At least, I’ll try, because always is a lot like never.

Three Degrees

Three degrees can be a lot, and not much. It can be a shrug or a killer, self-actualization achieved, or another day of determined trying, the perfect puffed pastry crust and advancement to the next round with a handshake from Paul, or dead last, saying good-bye.

Three degrees further north, and you’ve entered another world. That can be huge. North Korea and South Korea. Not the countries’ real names, but their nicknames. You probably recognized them. Three degrees off the tip of southern Florida, and you better be airborne, on a boat or a platform, or you’re in a watery situation.

At 42 degrees north, you can be on the California – Oregon border. Three degrees south and your taxes are much greater, along with the costs of real estate, the average income, and the likelihood that you’re a college graduate and are more liberal. At 120 west, you’re on the California – Nevada border, if you’re north of 39 degrees latitude but still south of 42 degrees, and the differences those two states embody. South of those coordinates, and you’re still in California at 120 degrees west, all the way down to Santa Barbara, where you enter the ocean.

Three degrees of effort, luck and success is sometimes the difference between being average, good, and great – between winning a gold medal and being back in the pack – or average, fair and poor. Same could be in the degree of decorating taste. One person’s stripped zebra rug and red walls is another person’s horror. It’s a matter of degrees.

Three degrees was the difference in the high between Tuesday and Wednesday at my house. Tuesday reached 96. Wednesday, cooler, at 93. What a difference it felt. 93, with a light breeze, offered comfort in the shade. 96’s shade was a brick oven’s shade. Today is forecast to mock them both, at 103 F. We’ll see if that three degrees over 100 is realized, or felt.

Three Degrees is a good but not fabulous Oregon Pinot Noir. Supposed to have won some awards but would not win them from me. Different tastes, and all that.

 

Three Degrees is also a Portland restaurant. They don’t explain where the three degrees come in, but they mention food, drink and people. Or is it because they’re now between six degrees of separation, right in the middle of a chain, between a friend of a friend of a friend?

Three degrees is half of the six degrees of freedom, which is about movement, and not personal freedoms.
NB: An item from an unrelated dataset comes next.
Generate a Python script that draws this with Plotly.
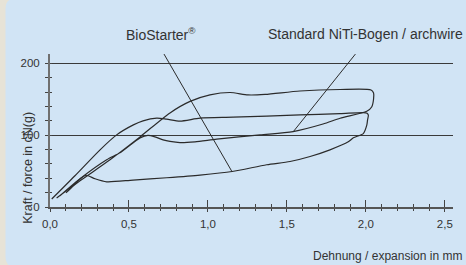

But if you think about it, we can apply the six degrees of freedom to personal and political freedoms and develop an analogy to six degrees of freedom in mechanical motion.

Or anything else. I’m writing about degrees here, and what differences they do and do not make, and how arbitrary they sometimes seem, and yet what an impact they can have. Your thoughts on it may depend upon your degree of interest.